People I'd Like to Smack Upside the Head

la gifle / the slap

Fictional people, of course. *cough*

First on the list (but not necessarily most smack-worthy), Catherine from Wuthering Heights by Emily Brontë. “Nelly, I am Heathcliff.” Right. So you married the pusillanimous twit next door instead. Why, exactly? Not that Edgar’s any worse, but hey, I’m not the one who says she’s in love with Heathcliff.

Top Withens Moorland Panorama

Next up is Holden Caulfield from Catcher in the Rye by J D Salinger. Apparently Catcher in the Rye is one of those love-it-or-hate-it books? Well, I don’t love it. I believe I’ve mentioned this before.
Holden may have a genuine point about everyone being phoney, but when he’s compulsively lying to everyone he meets, his repeated claims that phoniness makes him sick ring a little hollow.

Vivien Leigh Gone Wind Restaured

Then there’s Scarlett O’Hara (from Gone With The Wind by Margaret Mitchell). Again with the being in love with one man and marrying another! Or in this case, a number of others.
A friend of mine, once called upon to summarise Gone With The Wind, described it as “there’s this woman who marries three different guys”. The American Civil War didn’t even rate a mention…

I watched the film version with another friend, and we took a walk in the intermission – just after “As God is my witness, I’ll never be hungry again”.
All sounds very stirring and heroic, but out in the fresh air you realise she’s basically saying “I’m going to look out for number one, regardless of what it costs anyone else.” And to think Margaret Mitchell originally planned to call her Pansy…

Bust of a young Newman

Just for a change, a man who loves one woman but tries to marry another. St John Rivers is the cousin of Charlotte Brontë’s Jane Eyre. The man’s stone cold, and not in a tinsel-faced vampire kind of a way. The one love he has he ruthlessly extinguishes, and then, having told his new-found cousin that he will be her brother, he tries spiritual blackmail to get her to marry him. Not because he loves her but because he thinks she’d be useful: “You were formed for labour, not for love.”

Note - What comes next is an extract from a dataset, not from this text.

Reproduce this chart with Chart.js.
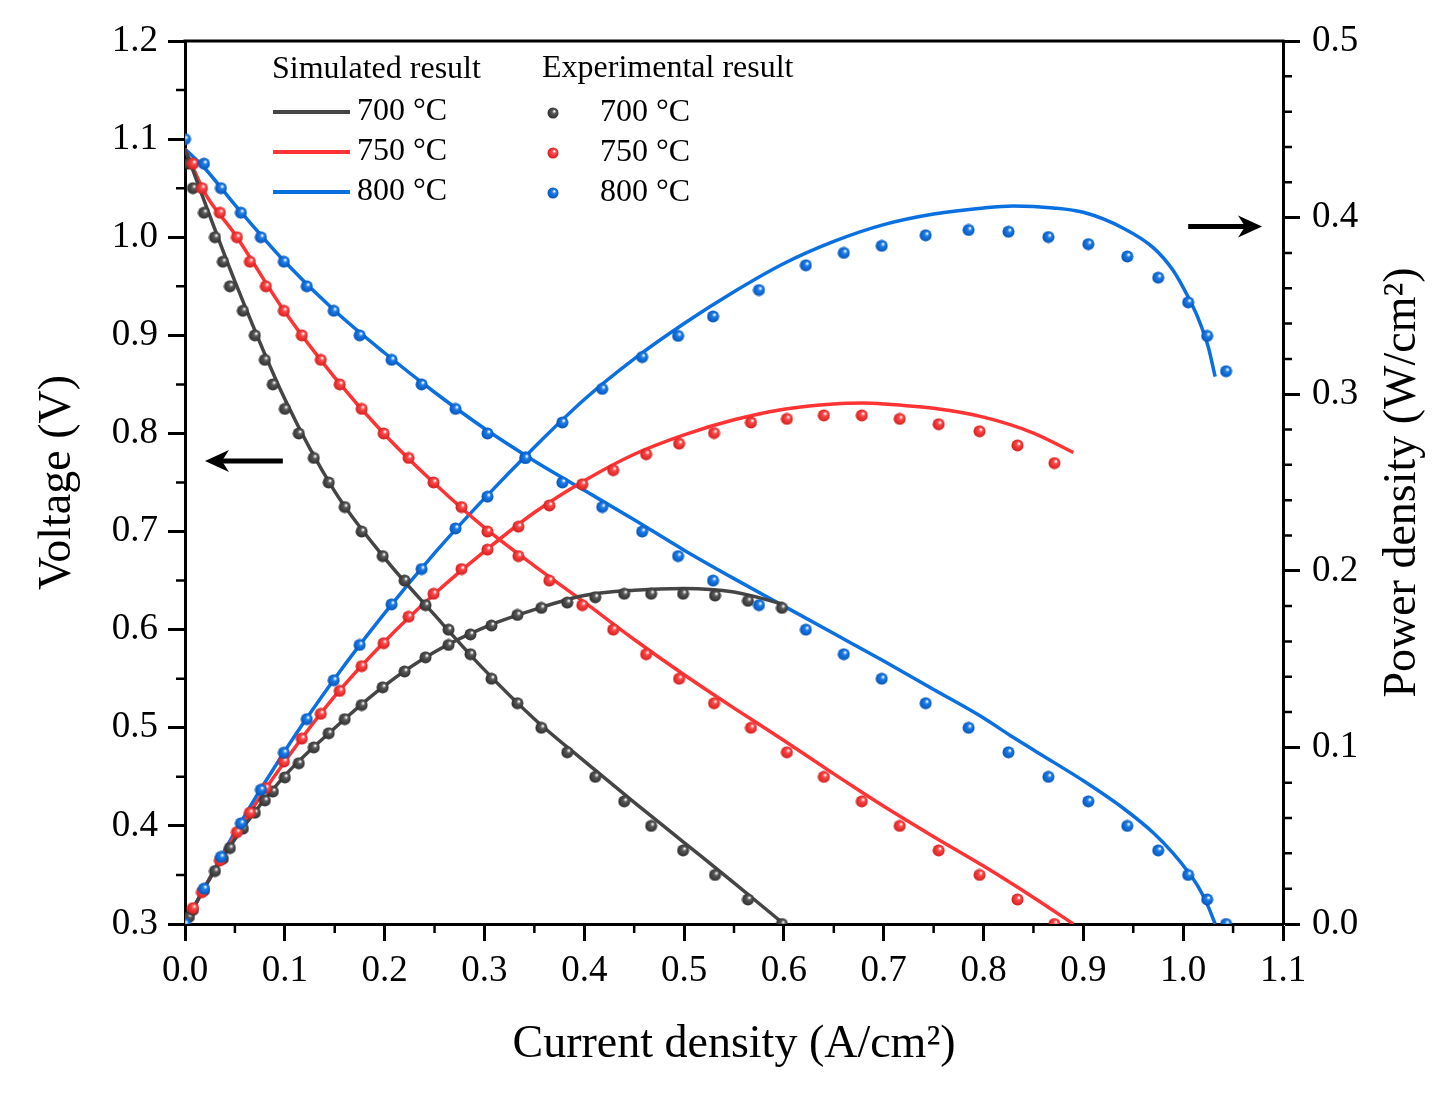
<!DOCTYPE html>
<html>
<head>
<meta charset="utf-8">
<script src="https://cdn.jsdelivr.net/npm/chart.js@4.4.1/dist/chart.umd.min.js"></script>
<style>
  body { margin: 0; background: #fff; }
  #wrap { width: 1455px; height: 1095px; }
</style>
</head>
<body>
<div id="wrap"><canvas id="chart" width="1455" height="1095"></canvas></div>
<script>
// experimental points
const expCurrent700 = [0.004,0.008,0.019,0.030,0.038,0.045,0.058,0.070,0.080,0.088,0.100,0.114,0.129,0.144,0.160,0.177,0.198,0.220,0.241,0.264,0.286,0.307,0.333,0.357,0.383,0.411,0.440,0.467,0.499,0.531,0.564,0.598]
const expVoltage700 = [1.075,1.05,1.025,1.0,0.975,0.95,0.925,0.9,0.875,0.85,0.825,0.8,0.775,0.75,0.725,0.7,0.675,0.65,0.625,0.6,0.575,0.55,0.525,0.5,0.475,0.45,0.425,0.4,0.375,0.35,0.325,0.3]
const expPower700 = [0.004,0.008,0.019,0.030,0.037,0.043,0.054,0.063,0.070,0.075,0.083,0.091,0.100,0.108,0.116,0.124,0.134,0.143,0.151,0.158,0.164,0.169,0.175,0.179,0.182,0.185,0.187,0.187,0.187,0.186,0.183,0.179]

const expCurrent750 = [0.008,0.017,0.035,0.052,0.065,0.081,0.099,0.117,0.136,0.155,0.177,0.199,0.224,0.249,0.277,0.303,0.334,0.365,0.398,0.429,0.462,0.495,0.530,0.567,0.603,0.640,0.678,0.716,0.755,0.796,0.834,0.871]
const expVoltage750 = [1.075,1.05,1.025,1.0,0.975,0.95,0.925,0.9,0.875,0.85,0.825,0.8,0.775,0.75,0.725,0.7,0.675,0.65,0.625,0.6,0.575,0.55,0.525,0.5,0.475,0.45,0.425,0.4,0.375,0.35,0.325,0.3]
const expPower750 = [0.009,0.018,0.036,0.052,0.063,0.077,0.092,0.105,0.119,0.132,0.146,0.159,0.174,0.187,0.201,0.212,0.225,0.237,0.249,0.257,0.266,0.272,0.278,0.284,0.286,0.288,0.288,0.286,0.283,0.279,0.271,0.261]

const expCurrent800 = [0,0.019,0.036,0.056,0.076,0.099,0.122,0.149,0.175,0.207,0.237,0.271,0.303,0.341,0.378,0.418,0.458,0.494,0.529,0.575,0.622,0.660,0.698,0.742,0.785,0.825,0.865,0.905,0.944,0.975,1.005,1.024,1.043]
const expVoltage800 = [1.1,1.075,1.05,1.025,1.0,0.975,0.95,0.925,0.9,0.875,0.85,0.825,0.8,0.775,0.75,0.725,0.7,0.675,0.65,0.625,0.6,0.575,0.55,0.525,0.5,0.475,0.45,0.425,0.4,0.375,0.35,0.325,0.3]
const expPower800 = [0,0.020,0.038,0.057,0.076,0.097,0.116,0.138,0.158,0.181,0.201,0.224,0.242,0.264,0.284,0.303,0.321,0.333,0.344,0.359,0.373,0.380,0.384,0.390,0.393,0.392,0.389,0.385,0.378,0.366,0.352,0.333,0.313]

// simulated curves
const simCurrent700 = [0,0.02,0.05,0.1,0.15,0.2,0.25,0.3,0.35,0.4,0.45,0.5,0.55,0.6]
const simVoltage700 = [1.09,1.035,0.955,0.835,0.741,0.673,0.615,0.559,0.509,0.466,0.424,0.383,0.342,0.30]
const simPower700 = [0,0.021,0.048,0.084,0.111,0.135,0.154,0.168,0.178,0.186,0.189,0.190,0.188,0.181]

const simCurrent750 = [0,0.02,0.05,0.1,0.15,0.2,0.25,0.3,0.35,0.4,0.45,0.5,0.55,0.6,0.65,0.68,0.7,0.75,0.8,0.85,0.89]
const simVoltage750 = [1.09,1.045,1.003,0.924,0.857,0.799,0.749,0.704,0.665,0.628,0.59,0.554,0.52,0.487,0.453,0.433,0.42,0.389,0.359,0.327,0.30]
const simPower750 = [0,0.021,0.050,0.092,0.129,0.160,0.187,0.211,0.233,0.251,0.266,0.277,0.2855,0.2915,0.2945,0.295,0.2945,0.292,0.287,0.278,0.267]

const simCurrent800 = [0,0.02,0.05,0.1,0.15,0.2,0.25,0.3,0.35,0.4,0.45,0.5,0.55,0.6,0.65,0.7,0.75,0.8,0.83,0.87,0.9,0.94,0.97,0.99,1.005,1.015,1.025,1.032]
const simVoltage800 = [1.09,1.07,1.033,0.975,0.925,0.882,0.842,0.805,0.772,0.742,0.712,0.681,0.652,0.624,0.596,0.568,0.539,0.51,0.49,0.465,0.446,0.418,0.393,0.372,0.353,0.338,0.318,0.30]
const simPower800 = [0,0.021,0.052,0.098,0.139,0.176,0.21,0.241,0.27,0.297,0.32,0.34,0.358,0.374,0.3865,0.396,0.402,0.4055,0.4066,0.4055,0.403,0.394,0.383,0.370,0.355,0.343,0.327,0.31]

const temps = ['700 °C', '750 °C', '800 °C']
const lineColors = ['#454545', '#ff3333', '#0a6fe0']
const ballColors = [['#5a5a5a', '#2a2a2a'], ['#ff4a4a', '#d01818'], ['#1f7fea', '#0050b5']]

const FONT = '"Liberation Serif", "Times New Roman", serif'

const pts = (xs, ys) => xs.map((x, i) => ({x: x, y: ys[i]}))

// little shaded sphere used as point marker
function ball(col, size) {
  const c = document.createElement('canvas')
  c.width = c.height = size
  const g = c.getContext('2d')
  const r = size / 2
  const grad = g.createRadialGradient(r * 1.25, r * 0.7, 0.4, r, r, r)
  grad.addColorStop(0, '#ffffff')
  grad.addColorStop(0.28, col[0])
  grad.addColorStop(1, col[1])
  g.fillStyle = grad
  g.beginPath()
  g.arc(r, r, r - 0.5, 0, Math.PI * 2)
  g.fill()
  return c
}
const balls = ballColors.map(c => ball(c, 13))
const legendBalls = ballColors.map(c => ball(c, 12))

function simLine(xs, ys, i, axis) {
  return {
    data: pts(xs, ys), yAxisID: axis, showLine: true,
    borderColor: lineColors[i], borderWidth: 3.5, pointRadius: 0,
    cubicInterpolationMode: 'monotone', order: 10 + i
  }
}
function expPoints(xs, ys, i, axis) {
  return {
    data: pts(xs, ys), yAxisID: axis, showLine: false,
    pointStyle: balls[i], pointRadius: 6.5, order: 2 - i
  }
}

// frame: top line, minor ticks, arrows, legend, right title
const decorations = {
  id: 'decorations',
  afterDraw(chart) {
    const {ctx, chartArea: a, scales} = chart
    const x = scales.x, y = scales.y, y1 = scales.y1
    ctx.save()
    ctx.strokeStyle = '#000'
    ctx.lineWidth = 3
    ctx.beginPath()
    ctx.moveTo(a.left - 1.5, a.top); ctx.lineTo(a.right + 1.5, a.top)
    ctx.stroke()

    ctx.lineWidth = 2.5
    ctx.beginPath()
    for (let k = 0; k < 11; k++) {
      const px = x.getPixelForValue(0.05 + k * 0.1)
      ctx.moveTo(px, a.bottom); ctx.lineTo(px, a.bottom + 9)
    }
    for (let k = 0; k < 9; k++) {
      const py = y.getPixelForValue(0.35 + k * 0.1)
      ctx.moveTo(a.left, py); ctx.lineTo(a.left - 9, py)
    }
    for (let k = 1; k < 25; k++) {
      if (k % 5 === 0) continue
      const py = y1.getPixelForValue(k * 0.02)
      ctx.moveTo(a.right, py); ctx.lineTo(a.right + 9, py)
    }
    ctx.stroke()

    // arrows pointing at each axis
    function arrow(x0, x1, py) {
      const dir = Math.sign(x1 - x0)
      ctx.fillStyle = '#000'
      ctx.lineWidth = 5
      ctx.beginPath()
      ctx.moveTo(x0, py); ctx.lineTo(x1 - dir * 14, py)
      ctx.stroke()
      ctx.beginPath()
      ctx.moveTo(x1, py)
      ctx.lineTo(x1 - dir * 24, py - 11)
      ctx.lineTo(x1 - dir * 17, py)
      ctx.lineTo(x1 - dir * 24, py + 11)
      ctx.closePath()
      ctx.fill()
    }
    arrow(x.getPixelForValue(0.098), x.getPixelForValue(0.02), y.getPixelForValue(0.772))
    arrow(x.getPixelForValue(1.005), x.getPixelForValue(1.079), y1.getPixelForValue(0.395))

    // legend
    ctx.fillStyle = '#000'
    ctx.font = '32px ' + FONT
    ctx.textBaseline = 'middle'
    ctx.textAlign = 'left'
    ctx.fillText('Simulated result', 272, 70)
    ctx.fillText('Experimental result', 542, 69)
    temps.forEach((t, i) => {
      const ly = 112 + i * 40
      ctx.strokeStyle = lineColors[i]
      ctx.lineWidth = 4
      ctx.beginPath(); ctx.moveTo(273, ly); ctx.lineTo(350, ly); ctx.stroke()
      ctx.fillText(t, 357, ly)
      ctx.drawImage(legendBalls[i], 547, ly - 5)
      ctx.fillText(t, 600, ly + 1)
    })

    // right axis title reads bottom to top
    ctx.save()
    ctx.translate(1403, (a.top + a.bottom) / 2)
    ctx.rotate(-Math.PI / 2)
    ctx.textAlign = 'center'
    ctx.font = '46px ' + FONT
    ctx.fillText('Power density (W/cm²)', 0, 0)
    ctx.restore()
    ctx.restore()
  }
}

const tickFont = {family: FONT, size: 37}
const titleFont = {family: FONT, size: 46}
const gridOpts = {drawOnChartArea: false, drawTicks: true, tickLength: 17, tickWidth: 3, tickColor: '#000'}
const borderOpts = {display: true, width: 3, color: '#000'}

new Chart(document.getElementById('chart'), {
  type: 'scatter',
  data: {
    datasets: [
      expPoints(expCurrent800, expVoltage800, 2, 'y'),
      expPoints(expCurrent800, expPower800, 2, 'y1'),
      expPoints(expCurrent750, expVoltage750, 1, 'y'),
      expPoints(expCurrent750, expPower750, 1, 'y1'),
      expPoints(expCurrent700, expVoltage700, 0, 'y'),
      expPoints(expCurrent700, expPower700, 0, 'y1'),
      simLine(simCurrent700, simVoltage700, 0, 'y'),
      simLine(simCurrent700, simPower700, 0, 'y1'),
      simLine(simCurrent750, simVoltage750, 1, 'y'),
      simLine(simCurrent750, simPower750, 1, 'y1'),
      simLine(simCurrent800, simVoltage800, 2, 'y'),
      simLine(simCurrent800, simPower800, 2, 'y1')
    ]
  },
  options: {
    responsive: false,
    animation: false,
    devicePixelRatio: 1,
    layout: {padding: {top: 41, left: 0, right: 0, bottom: 0}},
    plugins: {legend: {display: false}, tooltip: {enabled: false}},
    scales: {
      x: {
        type: 'linear', min: 0, max: 1.1,
        afterFit: s => { s.height = 171 },
        ticks: {stepSize: 0.1, autoSkip: false, maxRotation: 0, color: '#000', font: tickFont, padding: 8,
          callback: v => v.toFixed(1)},
        grid: gridOpts, border: borderOpts,
        title: {display: true, text: 'Current density (A/cm²)', color: '#000', font: titleFont, padding: {top: 0, bottom: 22}}
      },
      y: {
        type: 'linear', position: 'left', min: 0.3, max: 1.2,
        afterFit: s => { s.width = 185 },
        ticks: {stepSize: 0.1, autoSkip: false, color: '#000', font: tickFont, padding: 10,
          callback: v => v.toFixed(1)},
        grid: gridOpts, border: borderOpts,
        title: {display: true, text: 'Voltage (V)', color: '#000', font: titleFont, padding: {top: 30, bottom: 0}}
      },
      y1: {
        type: 'linear', position: 'right', min: 0, max: 0.5,
        afterFit: s => { s.width = 172 },
        ticks: {stepSize: 0.1, autoSkip: false, color: '#000', font: tickFont, padding: 12,
          callback: v => v.toFixed(1)},
        grid: gridOpts, border: borderOpts
      }
    }
  },
  plugins: [decorations]
})
</script>
</body>
</html>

A verse from the Good Book for you, Mr. Missionary: “If I give all I possess to the poor and give over my body to hardship that I may boast, but do not have love, I gain nothing.” Perfectly played by Andrew Bicknell in the 1983 miniseries, in my opinion.

Looking back, I see I am railing against the separation of love and marriage. Well, horse and carriage, people…

Bride arriving on carriage - A quick shot from today's wedding. - Litchfield Plantation

What do you think? Is Scarlett your heart’s darling? Or do you think Holden is merely misunderstood? Who are the characters that bug you – that you’d like to slap upside the head (or even rewrite out altogether)? All opinions welcomed!

3 Replies to “People I'd Like to Smack Upside the Head”

  1. “tinsel-faced vampire” Oh this made me chuckle. You do have a flare for description.

    Apparently, Scarlet O’Hara was based, loosely, on a woman whose estate is now a University in my home town, and who’s name (sometimes first, sometimes last) is on several streets and locals in the city, and even on my best friend (who’s a descendant). Her name was Adelicia Acklen. https://tennesseeencyclopedia.net/entry.php?rec=1
    By all accounts, she was anything but boring, though I’m not sure I’d have liked to meet her. My friend who is her namesake is, however, an awesome person. 😉

    I would like to smack Mr. Rochester upside the head (or kick him repeatedly). He is selfish and manipulative and even abusive. But then, I’ve never been a fan of byronic heroes.

    Hmm. Other people I would like to smack. Thranduil, in The Hobbit. Self-righteous mean meanie. And to be fair, Thorin, at certain times. I would like to smack nearly EVERYBODY in the Wheel of Time series, but then that’s a big reason why I stopped reading it at around book 5. I realized that it was a little silly to waste time reading books when I felt like rooting for the bad guys simply because the good-guys annoyed me so badly.
    There are a lot of minor characters in Jane Austen’s novels that I would like to smack, but I am not sure it counts if we are supposed to want to smack them.

    1. That’s one of the things I like about Jane Eyre – Rochester gets smacked by a burning building. And it serves him jolly well right.
      Adelicia sounds like a formidable woman – I can’t see Scarlett coping with ten pregnancies and complex business decisions. On the other hand, dying on a shopping trip seems very Scarlett indeed!